### Task brief
Copy all the data exactly, except the pictures.

### Supplied material
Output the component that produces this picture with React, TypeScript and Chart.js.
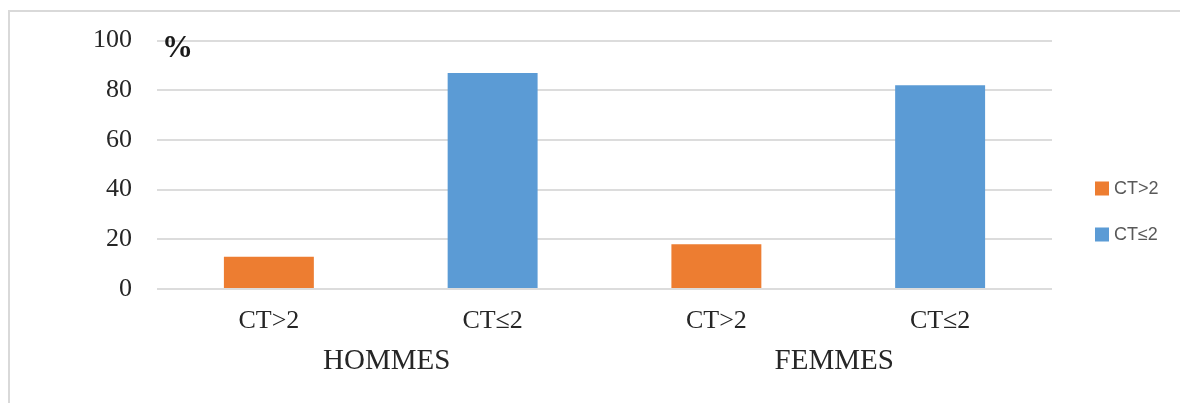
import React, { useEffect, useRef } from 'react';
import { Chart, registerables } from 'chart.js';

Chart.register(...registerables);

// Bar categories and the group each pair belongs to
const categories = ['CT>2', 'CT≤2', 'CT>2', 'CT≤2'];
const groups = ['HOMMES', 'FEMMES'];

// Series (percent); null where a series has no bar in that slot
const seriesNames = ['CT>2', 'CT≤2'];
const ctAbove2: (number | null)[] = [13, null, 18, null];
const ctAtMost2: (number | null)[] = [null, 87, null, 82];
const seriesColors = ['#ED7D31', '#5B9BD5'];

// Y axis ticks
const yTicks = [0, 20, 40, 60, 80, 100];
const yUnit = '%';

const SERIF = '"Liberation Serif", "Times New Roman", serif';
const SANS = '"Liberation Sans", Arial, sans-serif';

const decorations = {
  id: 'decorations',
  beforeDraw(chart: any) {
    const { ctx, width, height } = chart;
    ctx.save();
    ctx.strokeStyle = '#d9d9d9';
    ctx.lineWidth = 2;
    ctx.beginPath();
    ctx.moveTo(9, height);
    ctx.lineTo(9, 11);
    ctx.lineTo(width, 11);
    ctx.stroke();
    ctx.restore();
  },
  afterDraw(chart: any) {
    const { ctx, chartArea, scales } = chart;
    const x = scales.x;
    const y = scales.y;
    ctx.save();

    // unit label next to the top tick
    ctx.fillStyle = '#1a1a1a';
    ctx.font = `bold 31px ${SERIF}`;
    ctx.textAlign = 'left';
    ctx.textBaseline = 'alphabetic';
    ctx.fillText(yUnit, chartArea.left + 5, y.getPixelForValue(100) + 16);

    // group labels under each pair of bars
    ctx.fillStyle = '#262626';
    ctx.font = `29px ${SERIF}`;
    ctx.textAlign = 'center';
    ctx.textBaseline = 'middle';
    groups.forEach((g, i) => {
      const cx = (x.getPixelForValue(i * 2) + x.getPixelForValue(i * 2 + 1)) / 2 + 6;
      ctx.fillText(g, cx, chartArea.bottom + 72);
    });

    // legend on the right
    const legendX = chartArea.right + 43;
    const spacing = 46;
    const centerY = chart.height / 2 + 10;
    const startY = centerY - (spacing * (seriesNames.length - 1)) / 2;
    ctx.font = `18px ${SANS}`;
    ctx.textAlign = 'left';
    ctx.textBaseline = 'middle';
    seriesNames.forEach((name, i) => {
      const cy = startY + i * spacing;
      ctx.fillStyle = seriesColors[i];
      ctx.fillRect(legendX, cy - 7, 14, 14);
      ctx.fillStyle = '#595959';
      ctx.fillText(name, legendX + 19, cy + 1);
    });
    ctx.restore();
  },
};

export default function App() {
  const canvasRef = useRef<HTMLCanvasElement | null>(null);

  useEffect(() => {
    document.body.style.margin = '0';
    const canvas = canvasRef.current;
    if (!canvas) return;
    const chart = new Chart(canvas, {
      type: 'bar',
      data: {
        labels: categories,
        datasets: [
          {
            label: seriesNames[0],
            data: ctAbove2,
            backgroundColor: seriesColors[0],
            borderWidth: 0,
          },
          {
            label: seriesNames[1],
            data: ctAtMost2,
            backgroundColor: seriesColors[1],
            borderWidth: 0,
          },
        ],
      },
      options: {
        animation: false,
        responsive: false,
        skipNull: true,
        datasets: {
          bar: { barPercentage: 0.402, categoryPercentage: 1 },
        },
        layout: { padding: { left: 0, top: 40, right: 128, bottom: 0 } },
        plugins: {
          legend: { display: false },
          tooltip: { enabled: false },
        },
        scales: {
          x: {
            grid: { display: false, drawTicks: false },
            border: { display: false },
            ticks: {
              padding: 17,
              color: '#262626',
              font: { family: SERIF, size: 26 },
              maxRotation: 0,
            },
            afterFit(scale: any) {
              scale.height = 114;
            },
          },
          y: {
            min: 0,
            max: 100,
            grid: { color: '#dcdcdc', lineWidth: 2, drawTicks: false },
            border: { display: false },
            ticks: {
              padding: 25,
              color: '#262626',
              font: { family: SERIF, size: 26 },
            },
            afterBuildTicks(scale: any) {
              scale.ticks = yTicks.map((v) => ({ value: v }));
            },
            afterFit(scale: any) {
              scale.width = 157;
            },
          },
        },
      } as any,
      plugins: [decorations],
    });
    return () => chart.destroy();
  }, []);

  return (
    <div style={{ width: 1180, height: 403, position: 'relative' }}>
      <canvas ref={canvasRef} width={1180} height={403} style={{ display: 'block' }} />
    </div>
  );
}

### The reply
Output the component that produces this picture with React, TypeScript and Chart.js.
import React, { useEffect, useRef } from 'react';
import { Chart, registerables } from 'chart.js';

Chart.register(...registerables);

// Bar categories and the group each pair belongs to
const categories = ['CT>2', 'CT≤2', 'CT>2', 'CT≤2'];
const groups = ['HOMMES', 'FEMMES'];

// Series (percent); null where a series has no bar in that slot
const seriesNames = ['CT>2', 'CT≤2'];
const ctAbove2: (number | null)[] = [13, null, 18, null];
const ctAtMost2: (number | null)[] = [null, 87, null, 82];
const seriesColors = ['#ED7D31', '#5B9BD5'];

// Y axis ticks
const yTicks = [0, 20, 40, 60, 80, 100];
const yUnit = '%';

const SERIF = '"Liberation Serif", "Times New Roman", serif';
const SANS = '"Liberation Sans", Arial, sans-serif';

const decorations = {
  id: 'decorations',
  beforeDraw(chart: any) {
    const { ctx, width, height } = chart;
    ctx.save();
    ctx.strokeStyle = '#d9d9d9';
    ctx.lineWidth = 2;
    ctx.beginPath();
    ctx.moveTo(9, height);
    ctx.lineTo(9, 11);
    ctx.lineTo(width, 11);
    ctx.stroke();
    ctx.restore();
  },
  afterDraw(chart: any) {
    const { ctx, chartArea, scales } = chart;
    const x = scales.x;
    const y = scales.y;
    ctx.save();

    // unit label next to the top tick
    ctx.fillStyle = '#1a1a1a';
    ctx.font = `bold 31px ${SERIF}`;
    ctx.textAlign = 'left';
    ctx.textBaseline = 'alphabetic';
    ctx.fillText(yUnit, chartArea.left + 5, y.getPixelForValue(100) + 16);

    // group labels under each pair of bars
    ctx.fillStyle = '#262626';
    ctx.font = `29px ${SERIF}`;
    ctx.textAlign = 'center';
    ctx.textBaseline = 'middle';
    groups.forEach((g, i) => {
      const cx = (x.getPixelForValue(i * 2) + x.getPixelForValue(i * 2 + 1)) / 2 + 6;
      ctx.fillText(g, cx, chartArea.bottom + 72);
    });

    // legend on the right
    const legendX = chartArea.right + 43;
    const spacing = 46;
    const centerY = chart.height / 2 + 10;
    const startY = centerY - (spacing * (seriesNames.length - 1)) / 2;
    ctx.font = `18px ${SANS}`;
    ctx.textAlign = 'left';
    ctx.textBaseline = 'middle';
    seriesNames.forEach((name, i) => {
      const cy = startY + i * spacing;
      ctx.fillStyle = seriesColors[i];
      ctx.fillRect(legendX, cy - 7, 14, 14);
      ctx.fillStyle = '#595959';
      ctx.fillText(name, legendX + 19, cy + 1);
    });
    ctx.restore();
  },
};

export default function App() {
  const canvasRef = useRef<HTMLCanvasElement | null>(null);

  useEffect(() => {
    document.body.style.margin = '0';
    const canvas = canvasRef.current;
    if (!canvas) return;
    const chart = new Chart(canvas, {
      type: 'bar',
      data: {
        labels: categories,
        datasets: [
          {
            label: seriesNames[0],
            data: ctAbove2,
            backgroundColor: seriesColors[0],
            borderWidth: 0,
          },
          {
            label: seriesNames[1],
            data: ctAtMost2,
            backgroundColor: seriesColors[1],
            borderWidth: 0,
          },
        ],
      },
      options: {
        animation: false,
        responsive: false,
        skipNull: true,
        datasets: {
          bar: { barPercentage: 0.402, categoryPercentage: 1 },
        },
        layout: { padding: { left: 0, top: 40, right: 128, bottom: 0 } },
        plugins: {
          legend: { display: false },
          tooltip: { enabled: false },
        },
        scales: {
          x: {
            grid: { display: false, drawTicks: false },
            border: { display: false },
            ticks: {
              padding: 17,
              color: '#262626',
              font: { family: SERIF, size: 26 },
              maxRotation: 0,
            },
            afterFit(scale: any) {
              scale.height = 114;
            },
          },
          y: {
            min: 0,
            max: 100,
            grid: { color: '#dcdcdc', lineWidth: 2, drawTicks: false },
            border: { display: false },
            ticks: {
              padding: 25,
              color: '#262626',
              font: { family: SERIF, size: 26 },
            },
            afterBuildTicks(scale: any) {
              scale.ticks = yTicks.map((v) => ({ value: v }));
            },
            afterFit(scale: any) {
              scale.width = 157;
            },
          },
        },
      } as any,
      plugins: [decorations],
    });
    return () => chart.destroy();
  }, []);

  return (
    <div style={{ width: 1180, height: 403, position: 'relative' }}>
      <canvas ref={canvasRef} width={1180} height={403} style={{ display: 'block' }} />
    </div>
  );
}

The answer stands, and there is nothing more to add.